Mais de 80 enfermeiros do Hospital de Penafiel pediram escusa de responsabilidade alegando incapacidade de prestar cuidados de saúde com a devida qualidade e segurança, uma situação que a Ordem dos Enfermeiros do Norte teme que se multiplique.
As escusas de responsabilidade, datadas de 22 e 24 de junho, a que a lusa teve acesso, foram apresentadas por 63 enfermeiros do Serviço de Urgência e 20 do Serviço de Medicina do Hospital de Penafiel, no distrito do Porto, que pertence ao Centro Hospitalar do Tâmega e Sousa (CHTS).
Alertando que "a nível nacional" esta situação repete-se "infelizmente aos milhares", o presidente do Conselho Regional do Norte da Ordem dos Enfermeiros, João Paulo Carvalho alertou que este hospital "não tem capacidade de resposta para a população que serve".
"Esta situação tornou-se visível com a pandemia, mas era algo que já vinha de trás. É um hospital que tem doentes internados em corredores. Não há dignidade e possibilidade de descanso para alguém que está numa maca num local de passagem e tem luzes permanentemente ligadas", disse o responsável.
À Lusa, João Paulo Carvalho descreveu "serviços sempre cheios" e "uma urgência sempre muito pressionada".
"É perfeitamente normal ter 30/40 doentes internados no Serviço de Urgência. Têm de suspender cirurgias programadas para poder internar doentes. Têm 100 a 200 doentes em camas alugadas ao setor privado ou social. Gastam milhares de euros com isto", descreveu.
Sobre as escusas de responsabilidade, João Paulo Carvalho não se mostrou surpreendido porque, disse, "as equipas de enfermagem [do Hospital de Penafiel] têm défices no rácio por turno".
"Por isso estes colegas pedem escusa de responsabilidade. Provavelmente seguir-se-ão outros. O que eles vêm dizer com escusa de responsabilidade é que são incapazes de garantir os cuidados de forma atempada e segura a todos os doentes. Eles têm de fazer opções.
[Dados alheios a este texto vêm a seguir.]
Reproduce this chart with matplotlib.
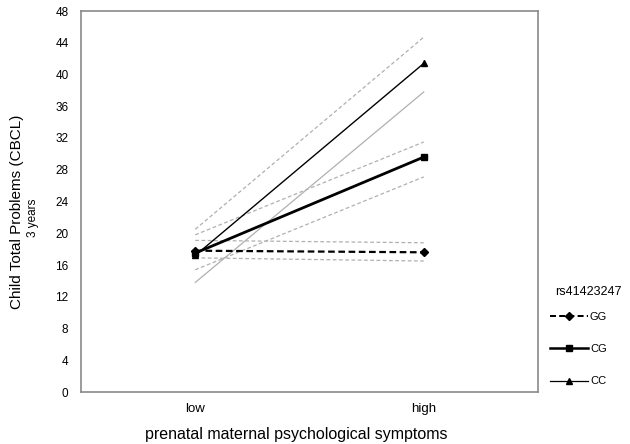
import matplotlib
matplotlib.use('Agg')
import matplotlib.pyplot as plt
from matplotlib.lines import Line2D

plt.rcParams['font.family'] = ['Liberation Sans', 'DejaVu Sans']

# data
categories = ['low', 'high']
genotypes = ['GG', 'CG', 'CC']
means = {
    'GG': [17.8, 17.6],
    'CG': [17.5, 29.6],
    'CC': [17.2, 41.4],
}
upper = {
    'GG': [19.1, 18.8],
    'CG': [19.8, 31.5],
    'CC': [20.5, 44.7],
}
lower = {
    'GG': [16.9, 16.5],
    'CG': [15.4, 27.1],
    'CC': [13.8, 37.8],
}
y_ticks = list(range(0, 49, 4))

styles = {
    'GG': dict(ls=(0, (3, 1.6)), lw=1.6, marker='D', ms=4),
    'CG': dict(ls='-', lw=2.0, marker='s', ms=5),
    'CC': dict(ls='-', lw=1.0, marker='^', ms=5),
}

fig = plt.figure(figsize=(6.3, 4.44), dpi=100)
ax = fig.add_axes([81 / 630, 1 - 392 / 444, 457 / 630, 381 / 444])

x = list(range(len(categories)))
for g in genotypes:
    # confidence bands
    band_ls_lo = '-' if g == 'CC' else (0, (3, 2))
    ax.plot(x, upper[g], color='#b0b0b0', lw=0.9, ls=(0, (3, 2)))
    ax.plot(x, lower[g], color='#b0b0b0', lw=0.9, ls=band_ls_lo)

for g in genotypes:
    s = styles[g]
    ax.plot(x, means[g], color='black', ls=s['ls'], lw=s['lw'],
            marker=s['marker'], ms=s['ms'], label=g, zorder=3)

ax.set_xlim(-0.5, 1.5)
ax.set_ylim(0, 48)
ax.set_yticks(y_ticks)
ax.set_xticks(x)
ax.set_xticklabels(categories)
ax.tick_params(axis='y', length=0, labelsize=8.5, pad=9)
ax.tick_params(axis='x', length=0, labelsize=9.5, pad=8)
for sp in ax.spines.values():
    sp.set_color('#8a8a8a')
    sp.set_linewidth(1.2)

fig.text(296 / 630, 1 - 434 / 444, 'prenatal maternal psychological symptoms',
         ha='center', va='center', fontsize=11.5)
fig.text(17 / 630, 1 - 212 / 444, 'Child Total Problems (CBCL)', rotation=90,
         ha='center', va='center', fontsize=11)
fig.text(33 / 630, 1 - 218 / 444, '3 years', rotation=90,
         ha='center', va='center', fontsize=8.5)

fig.text(555 / 630, 1 - 292 / 444, 'rs41423247', ha='left', va='center',
         fontsize=9)
handles = []
for g in genotypes:
    s = styles[g]
    handles.append(Line2D([], [], color='black', ls=s['ls'], lw=s['lw'] * 0.9,
                          marker=s['marker'], ms=s['ms'] * 0.9))
leg = fig.legend(handles, genotypes, loc='upper left',
                 bbox_to_anchor=(540 / 630, 1 - 302 / 444), frameon=False,
                 fontsize=8, handlelength=3.4, labelspacing=2.0,
                 handletextpad=0.2)

fig.savefig('out.png', dpi=100)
Têm de dizer agora só consigo tratar este e deixar os outros para trás", referiu.
Ordem pede a autarcas que ajudem a encontrar soluções
O responsável pela Ordem dos Enfermeiros do Norte, João Paulo Carvalho aproveitou para lembrar que "muitos hospitais a Norte têm conselhos de administração em gestão corrente" e deixou um repto aos autarcas dos concelhos que referenciam para o CHTS.
"As autarquias têm de assumir o problema que está a acontecer no Hospital de Penafiel. Têm de criar um grupo de trabalho ou um grupo de pressão. O poder local tem de ter uma palavra a dizer junto da tutela. Têm de existir soluções para acabarem os doentes amontoados e os profissionais de saúde exaustos", concluiu.
A agência Lusa contactou a administração do CHTS que, via "email", referiu que este é um dos maiores hospitais do país, em termos da população que serve e da área geográfica de referência".
São cerca de 500 mil pessoas, ou seja 5% da população portuguesa, distribuída por 12 concelhos em quatro distritos.
A administração admitiu que este hospital "sofre de uma permanente pressão e em que a alocação de recursos escassos é um problema recorrente" e garantiu que "tem vindo a ser feito um enorme esforço de atratividade do CHTS nos últimos anos, ao ponto de, ainda recentemente, ter sido um dos hospitais que maior número de jovens médicos conseguiu fixar no recente concurso (cerca de 40)".
A administração do CHTS acrescentou que "recentemente" foi "forçada a cessar contratos a termo de seis meses com enfermeiros e assistentes operacionais que tinham sido realizados no outono, com a perspetiva de que a afluência reduziria no verão, o que não veio a acontecer".
Centro hospitalar admite pressão e problemas recorrentes
A administração do Centro Hospitalar Tâmega e Sousa admite que há pressão nos serviços e reconhece que o problema de recursos humanos é recorrente, com muitas dificuldades na contratação e incapacidade de prestar cuidados de saúde com a devida qualidade e segurança.
Em resposta enviada à Renascença, o conselho de administração assinala a recente fixação de cerca de 40 jovens médicos, mas lembra, contudo, que foi forçado a cessar contratos a termo de seis meses com enfermeiros e assistentes operacionais.
Esses contratos tinham sido realizados no Outono, apenas por seis meses com a perspetiva de que a afluência reduziria no Verão, o que não veio a acontecer.